C++ – Calling pthread_cond_signal without locking mutex

c++condition-variablemutexpthreadssignals

I read somewhere that we should lock the mutex before calling pthread_cond_signal and unlock the mutex after calling it:

The pthread_cond_signal() routine is
used to signal (or wake up) another
thread which is waiting on the
condition variable. It should be
called after mutex is locked, and must
unlock mutex in order for
pthread_cond_wait() routine to
complete.

My question is: isn't it OK to call pthread_cond_signal or pthread_cond_broadcast methods without locking the mutex?

Best Solution

If you do not lock the mutex in the codepath that changes the condition and signals, you can lose wakeups.

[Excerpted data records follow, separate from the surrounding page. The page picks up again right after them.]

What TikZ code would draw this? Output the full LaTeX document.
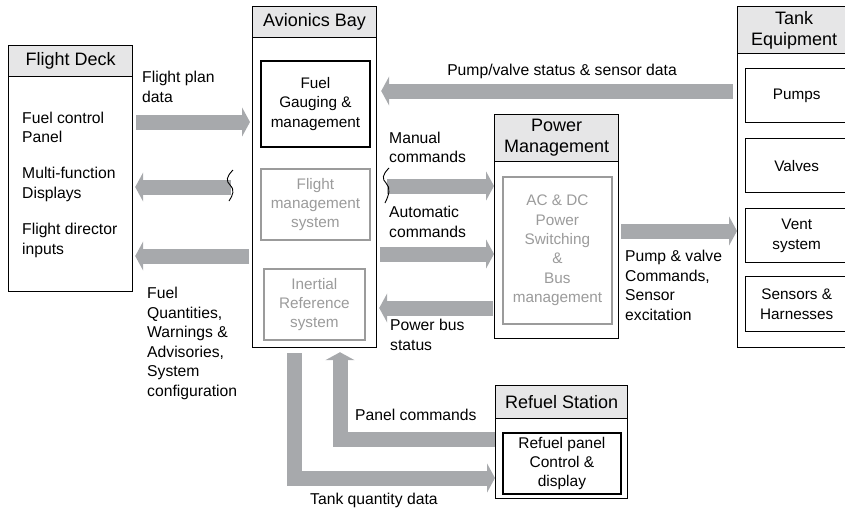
\documentclass[tikz,border=0pt]{standalone}
\usepackage{fontspec}
\setmainfont{Liberation Sans}
\usetikzlibrary{arrows.meta,calc}
\definecolor{hdrgray}{RGB}{230,230,231}
\definecolor{arrgray}{RGB}{167,169,172}
\definecolor{softgray}{RGB}{155,155,155}
\tikzset{
  obox/.style={draw=black, line width=1.2pt, fill=white, anchor=north west, inner sep=0pt},
  hdr/.style={draw=black, line width=1.2pt, fill=hdrgray, anchor=north west, inner sep=0pt,
    align=center, font=\fontsize{18}{21}\selectfont},
  ibox/.style={draw=black, line width=1.8pt, anchor=north west, inner sep=0pt},
  tbox/.style={draw=black, line width=1.4pt, anchor=north west, inner sep=0pt},
  gbox/.style={draw=softgray, line width=1.8pt, anchor=north west, inner sep=0pt},
  itxt/.style={align=center, inner sep=0pt, font=\fontsize{15.3}{19.3}\selectfont},
  gtxt/.style={itxt, text=softgray},
  lbl/.style={align=left, anchor=west, inner sep=0pt, font=\fontsize{15.7}{19.5}\selectfont},
  garrow/.style={draw=arrgray, line width=15pt, -{Triangle[width=29pt,length=8pt]}},
  squig/.style={draw=black, line width=0.9pt}
}
\begin{document}
\begin{tikzpicture}[x=1pt,y=-1pt]
\useasboundingbox (0,0) rectangle (845,512);

% ---------- Flight Deck ----------
\node[obox, minimum width=124pt, minimum height=246pt] (fd) at (8,45) {};
\node[hdr, minimum width=124pt, minimum height=31pt] (fdh) at (fd.north west) {Flight Deck};
\node[lbl] (fd1) at (22,127.5) {Fuel control\\Panel};
\node[lbl] (fd2) at (22,184.5) {Multi-function\\Displays};
\node[lbl] (fd3) at (22,240.5) {Flight director\\inputs};

% ---------- Avionics Bay ----------
\node[obox, minimum width=124pt, minimum height=341pt] (av) at (252,6) {};
\node[hdr, minimum width=124pt, minimum height=31pt] (avh) at (av.north west) {Avionics Bay};
\node[ibox, minimum width=109pt, minimum height=86pt] (fg) at (260,60) {};
\node[itxt] (fgt) at (fg.center) {Fuel\\Gauging \&\\management};
\node[gbox, minimum width=109pt, minimum height=71pt] (fms) at (260,168) {};
\node[gtxt] (fmst) at (fms.center) {Flight\\management\\system};
\node[gbox, minimum width=101pt, minimum height=71pt] (irs) at (263,268) {};
\node[gtxt] (irst) at (irs.center) {Inertial\\Reference\\system};

% ---------- Power Management ----------
\node[obox, minimum width=124pt, minimum height=224pt] (pm) at (494,114) {};
\node[hdr, minimum width=124pt, minimum height=47pt] (pmh) at (pm.north west) {Power\\Management};
\node[gbox, minimum width=109pt, minimum height=147pt] (acdc) at (502,176) {};
\node[gtxt] (acdct) at (acdc.center) {AC \& DC\\Power\\Switching\\\&\\Bus\\management};

% ---------- Tank Equipment ----------
\node[obox, minimum width=113pt, minimum height=341pt] (tk) at (737,6) {};
\node[hdr, minimum width=113pt, minimum height=47pt] (tkh) at (tk.north west) {Tank\\Equipment};
\node[tbox, minimum width=102pt, minimum height=54pt] (pu) at (745,68) {};
\node[itxt] (put) at (pu.center) {Pumps};
\node[tbox, minimum width=102pt, minimum height=54pt] (va) at (745,138) {};
\node[itxt] (vat) at (va.center) {Valves};
\node[tbox, minimum width=102pt, minimum height=54pt] (ve) at (745,208) {};
\node[itxt] (vet) at (ve.center) {Vent\\system};
\node[tbox, minimum width=102pt, minimum height=55pt] (se) at (745,276) {};
\node[itxt] (set) at (se.center) {Sensors \&\\Harnesses};

% ---------- Refuel Station ----------
\node[obox, minimum width=132pt, minimum height=113pt] (rf) at (495,385) {};
\node[hdr, minimum width=132pt, minimum height=33pt] (rfh) at (rf.north west) {Refuel Station};
\node[ibox, minimum width=118pt, minimum height=61pt] (rp) at (502,432) {};
\node[itxt, font=\fontsize{15.5}{19.3}\selectfont] (rpt) at (rp.center) {Refuel panel\\Control \&\\display};

% ---------- helper coordinates ----------
\coordinate (s1) at (231,187);
\coordinate (s2) at (387,186);
\coordinate (b1) at (294,478);
\coordinate (p1) at (340,439);

% ---------- arrows ----------
\draw[garrow, shorten <=3pt, shorten >=2pt] (fd.east |- 0,122) -- (av.west |- 0,122);
\draw[garrow, shorten >=2pt] (s1) -- (fd.east |- s1);
\draw[garrow, shorten <=3pt, shorten >=2pt] (av.west |- 0,256) -- (fd.east |- 0,256);
\draw[garrow, shorten <=4pt, shorten >=4pt] (tk.west |- 0,91) -- (av.east |- 0,91);
\draw[garrow] (s2) -- (pm.west |- s2);
\draw[garrow, shorten <=3pt] (av.east |- 0,254) -- (pm.west |- 0,254);
\draw[garrow, shorten <=1pt, shorten >=2pt] (pm.west |- 0,308) -- (av.east |- 0,308);
\draw[garrow, shorten <=2pt] (pm.east |- 0,231) -- (tk.west |- 0,231);
\draw[garrow, shorten <=5pt] (b1 |- av.south) -- (b1) -- (rf.west |- b1);
\draw[garrow, shorten >=4pt] (rf.west |- p1) -- (p1) -- (p1 |- av.south);

% ---------- break marks ----------
\draw[squig] (233,170) .. controls (226,177) and (226,181) .. (230,185) .. controls (235,190) and (233,195) .. (229,201);
\draw[squig] (389,168) .. controls (382,175) and (382,179) .. (386,183) .. controls (391,188) and (389,195) .. (385,203);

% ---------- labels ----------
\node[lbl] (l1) at (142,87) {Flight plan\\data};
\node[lbl] (l2) at (147,343.5) {Fuel\\Quantities,\\Warnings \&\\Advisories,\\System\\configuration};
\node[lbl, anchor=center] (l3) at (562,71) {Pump/valve status \& sensor data};
\node[lbl] (l4) at (389,147.5) {Manual\\commands};
\node[lbl] (l5) at (389,222) {Automatic\\commands};
\node[lbl] (l6) at (390,335) {Power bus\\status};
\node[lbl] (l7) at (625,285.5) {Pump \& valve\\Commands,\\Sensor\\excitation};
\node[lbl] (l8) at (355,415) {Panel commands};
\node[lbl] (l9) at (310,500) {Tank quantity data};
\end{tikzpicture}
\end{document}
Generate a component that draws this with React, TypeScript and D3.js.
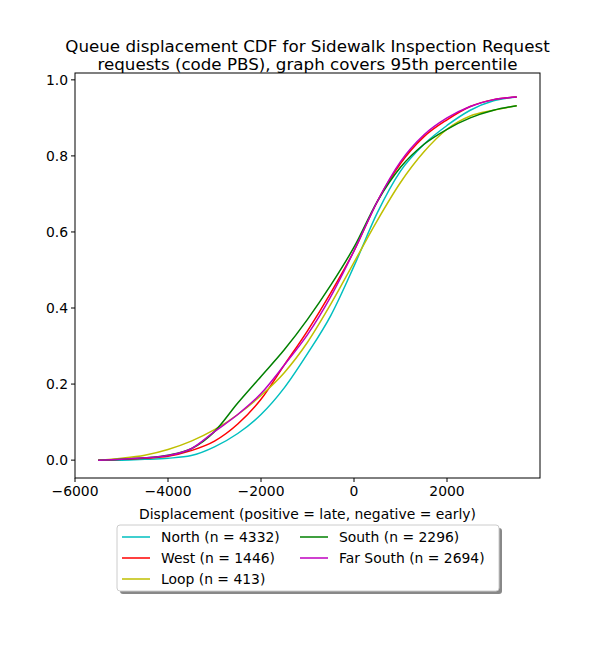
import React, { useEffect } from "react";
import * as d3 from "d3";

const xs = [-5500,-5000,-4500,-4000,-3500,-3000,-2500,-2000,-1500,-1000,-500,0,500,1000,1500,2000,2500,3000,3500];
const north = [0,0,0.002,0.005,0.012,0.035,0.07,0.12,0.19,0.28,0.38,0.51,0.65,0.76,0.83,0.88,0.92,0.945,0.955];
const west = [0,0.002,0.005,0.01,0.025,0.05,0.095,0.16,0.25,0.34,0.44,0.55,0.68,0.78,0.85,0.895,0.93,0.948,0.955];
const loop = [0,0.005,0.013,0.028,0.05,0.08,0.12,0.17,0.23,0.31,0.41,0.52,0.63,0.73,0.81,0.87,0.905,0.92,0.932];
const south = [0,0.002,0.006,0.013,0.03,0.075,0.15,0.22,0.29,0.37,0.46,0.56,0.68,0.77,0.83,0.87,0.9,0.92,0.932];
const farSouth = [0,0.002,0.006,0.012,0.03,0.075,0.12,0.175,0.25,0.33,0.43,0.55,0.68,0.785,0.855,0.9,0.93,0.948,0.955];
const seriesNames = ["North (n = 4332)","West (n = 1446)","Loop (n = 413)","South (n = 2296)","Far South (n = 2694)"];
const seriesColors = ["#00bfbf","#ff0000","#bfbf00","#008000","#bf00bf"];
const seriesData = [north, west, loop, south, farSouth];
const xTicks = [-6000,-4000,-2000,0,2000];
const yTicks = [0,0.2,0.4,0.6,0.8,1.0];

const L = 75, R = 540, T = 73, B = 478;
const font = "DejaVu Sans, sans-serif";

export default function App() {
  useEffect(() => { document.body.style.margin = "0"; }, []);
  const x = d3.scaleLinear().domain([-6000, 4000]).range([L, R]);
  const y = d3.scaleLinear().domain([-0.047, 1.018]).range([B, T]);
  const line = d3.line<number>().x((_, i) => x(xs[i])).y(d => y(d)).curve(d3.curveMonotoneX);
  const legendOrder = [0,1,2,3,4];
  const legPos = (i: number) => ({ lx: i < 3 ? 122 : 300, ly: 537 + (i % 3) * 21 });
  return (
    <svg width={600} height={650} style={{ display: "block", background: "#fff" }} fontFamily={font}>
      <text x={307.5} y={52} textAnchor="middle" fontSize={16.7}>Queue displacement CDF for Sidewalk Inspection Request</text>
      <text x={307.5} y={70} textAnchor="middle" fontSize={16.7}>requests (code PBS), graph covers 95th percentile</text>
      {seriesData.map((d, i) => (
        <path key={i} d={line(d) || ""} fill="none" stroke={seriesColors[i]} strokeWidth={1.5} />
      ))}
      <rect x={L} y={T} width={R - L} height={B - T} fill="none" stroke="#000" strokeWidth={1} />
      {xTicks.map(t => (
        <g key={t}>
          <line x1={x(t)} x2={x(t)} y1={B} y2={B + 4} stroke="#000" />
          <text x={x(t)} y={B + 18} textAnchor="middle" fontSize={13.9}>{t < 0 ? "\u2212" + Math.abs(t) : t}</text>
        </g>
      ))}
      {yTicks.map(t => (
        <g key={t}>
          <line x1={L - 4} x2={L} y1={y(t)} y2={y(t)} stroke="#000" />
          <text x={L - 7} y={y(t) + 5} textAnchor="end" fontSize={13.9}>{t.toFixed(1)}</text>
        </g>
      ))}
      <text x={307.5} y={519} textAnchor="middle" fontSize={13.9}>Displacement (positive = late, negative = early)</text>
      <rect x={120} y={528} width={382} height={66} fill="#888" rx={3} />
      <rect x={117} y={525} width={382} height={66} fill="#fff" stroke="#ccc" rx={3} />
      {legendOrder.map(i => {
        const { lx, ly } = legPos(i);
        return (
          <g key={i}>
            <line x1={lx} x2={lx + 28} y1={ly} y2={ly} stroke={seriesColors[i]} strokeWidth={1.5} />
            <text x={lx + 39} y={ly + 5} fontSize={13.9}>{seriesNames[i]}</text>
          </g>
        );
      })}
    </svg>
  );
}
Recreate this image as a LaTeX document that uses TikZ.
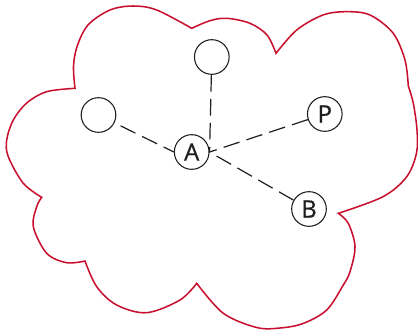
\documentclass[tikz,border=0pt]{standalone}
\usepackage{fontspec}
\setmainfont{Open Sans}
\newfontfamily\nodefont{Open Sans}[FakeBold=0.7,BoldFont={Open Sans}]
\definecolor{cloudred}{RGB}{200,16,46}
\definecolor{ink}{RGB}{30,30,30}
\begin{document}
\begin{tikzpicture}[x=0.75pt,y=-0.75pt,
  cloud/.style={draw=cloudred,line width=1.15pt,line join=miter},
  pnode/.style={circle,draw=ink,line width=0.8pt,minimum size=26pt,inner sep=0pt,text=ink,font=\nodefont\fontsize{18}{18}\selectfont\bfseries},
  link/.style={draw=ink,line width=0.9pt,dash pattern=on 12.5pt off 5.5pt}]
\useasboundingbox (0,0) rectangle (418,329);
% cloud outline
\draw[cloud]
  plot[smooth,tension=0.55] coordinates {(75,88.3) (73.5,66.7) (77,46.7) (88,25) (110,10) (133.3,6) (156.7,10) (191.7,28.3)}
  -- plot[smooth,tension=0.55] coordinates {(191.7,28.3) (210,20.7) (226.7,18.3) (250,23.3) (267,35) (276,53.3)}
  -- plot[smooth,tension=0.55] coordinates {(276,53.3) (296.7,30) (323,15) (346.7,11.7) (370,15) (393,33) (405,60) (408.3,86)}
  -- plot[smooth,tension=0.55] coordinates {(408.3,86) (413.3,103.3) (417,130) (416.5,153) (406.7,176.7) (383,196.7) (338.3,213.3)}
  -- plot[smooth,tension=0.55] coordinates {(338.3,213.3) (348.3,223.3) (355,246.7) (350,271.7) (343.3,285) (326.7,310) (303,323.5) (280,328) (256.7,327.5) (223.3,313.3) (196.7,283.3)}
  -- plot[smooth,tension=0.55] coordinates {(196.7,283.3) (180,300) (146.7,312.7) (116.7,305) (96.7,286.7) (85,261)}
  -- plot[smooth,tension=0.55] coordinates {(85,261) (66.7,262.7) (46.7,253.3) (33.3,226.7) (36.7,206.7) (41.7,197.3)}
  -- plot[smooth,tension=0.55] coordinates {(41.7,197.3) (23.3,183.3) (8.3,156.7) (6.7,140) (13.3,120) (26.7,103) (46.7,91.7) (75,88.3)}
  -- cycle;
% nodes
\node[pnode] (A) at (191.7,152) {A};
\node[pnode] (T) at (211.8,57) {};
\node[pnode] (L) at (98.5,115) {};
\node[pnode] (P) at (324.8,114) {P};
\node[pnode] (B) at (309,209) {B};
% connectors
\draw[link] (T) -- (A.east);
\draw[link] (P) -- (A.east);
\draw[link] (B) -- (A.east);
\draw[link,shorten <=5pt] (L) -- (A.west);
\end{tikzpicture}
\end{document}
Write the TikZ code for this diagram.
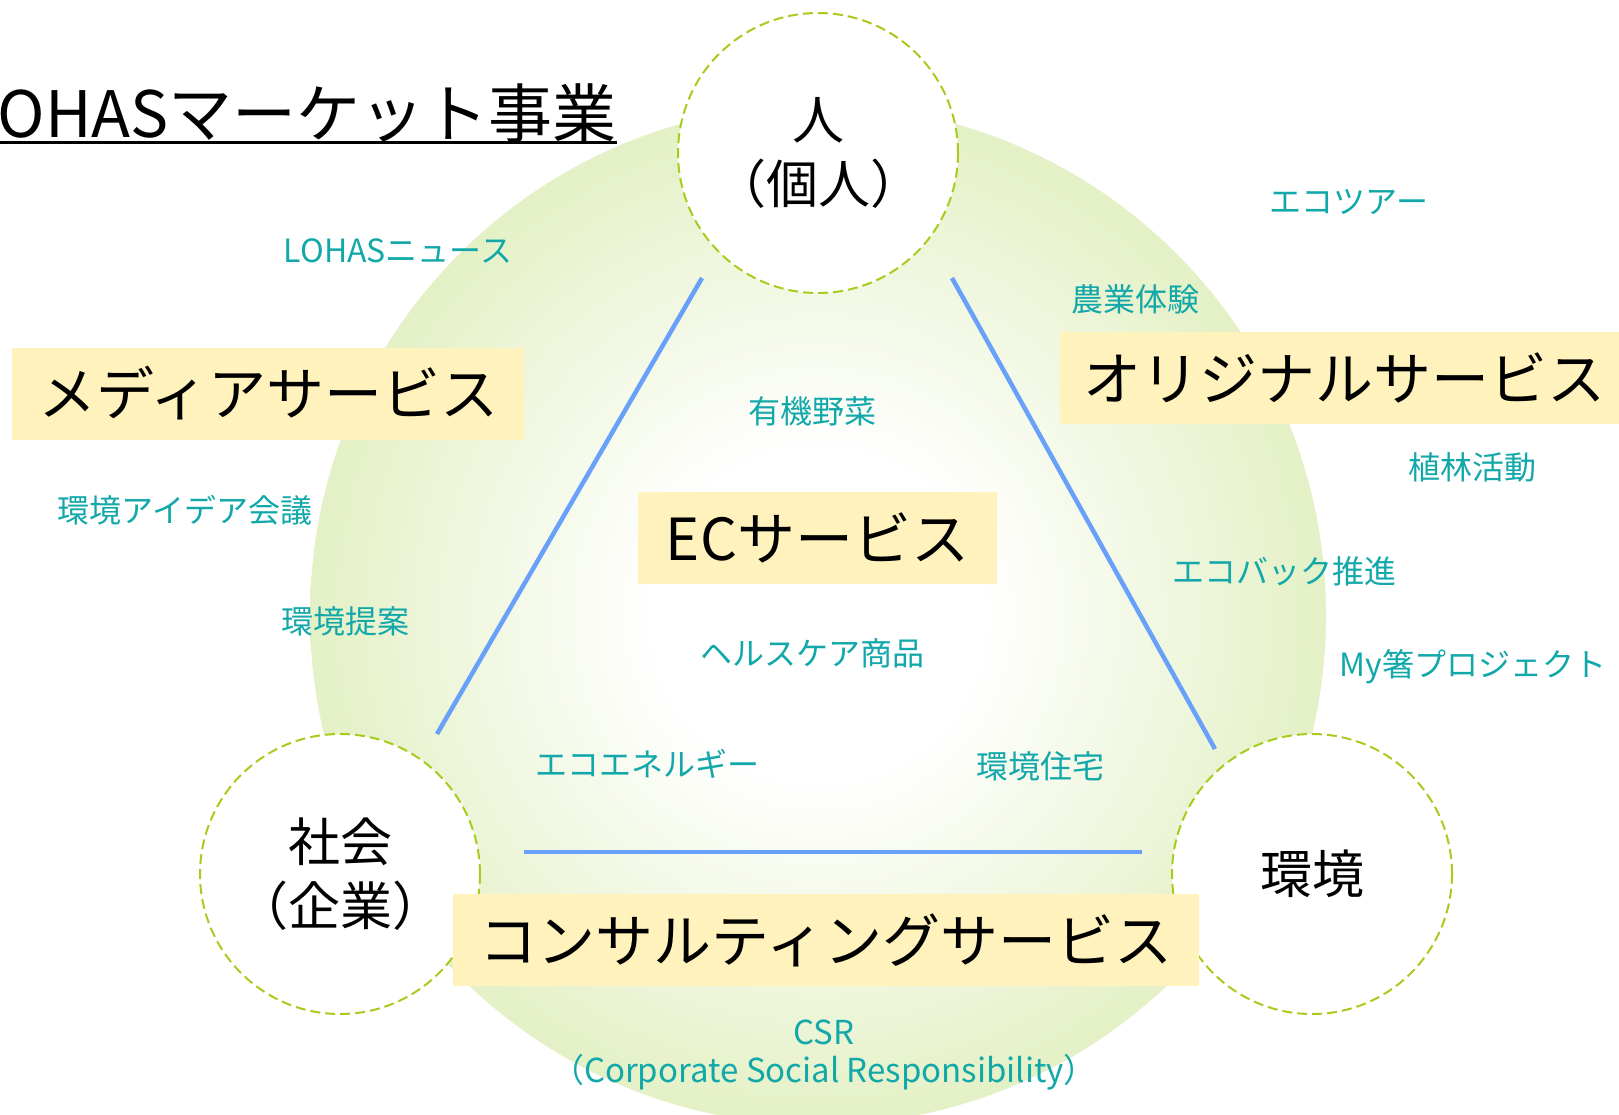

Consider this pair of processes:

Process A:

pthread_mutex_lock(&mutex);
while (condition == FALSE)
    pthread_cond_wait(&cond, &mutex);
pthread_mutex_unlock(&mutex);

Process B (incorrect):

condition = TRUE;
pthread_cond_signal(&cond);

Then consider this possible interleaving of instructions, where condition starts out as FALSE:

Process A                             Process B

pthread_mutex_lock(&mutex);
while (condition == FALSE)

                                      condition = TRUE;
                                      pthread_cond_signal(&cond);

pthread_cond_wait(&cond, &mutex);

The condition is now TRUE, but Process A is stuck waiting on the condition variable - it missed the wakeup signal. If we alter Process B to lock the mutex:

Process B (correct):

pthread_mutex_lock(&mutex);
condition = TRUE;
pthread_cond_signal(&cond);
pthread_mutex_unlock(&mutex);

...then the above cannot occur; the wakeup will never be missed.

(Note that you can actually move the pthread_cond_signal() itself after the pthread_mutex_unlock(), but this can result in less optimal scheduling of threads, and you've necessarily locked the mutex already in this code path due to changing the condition itself).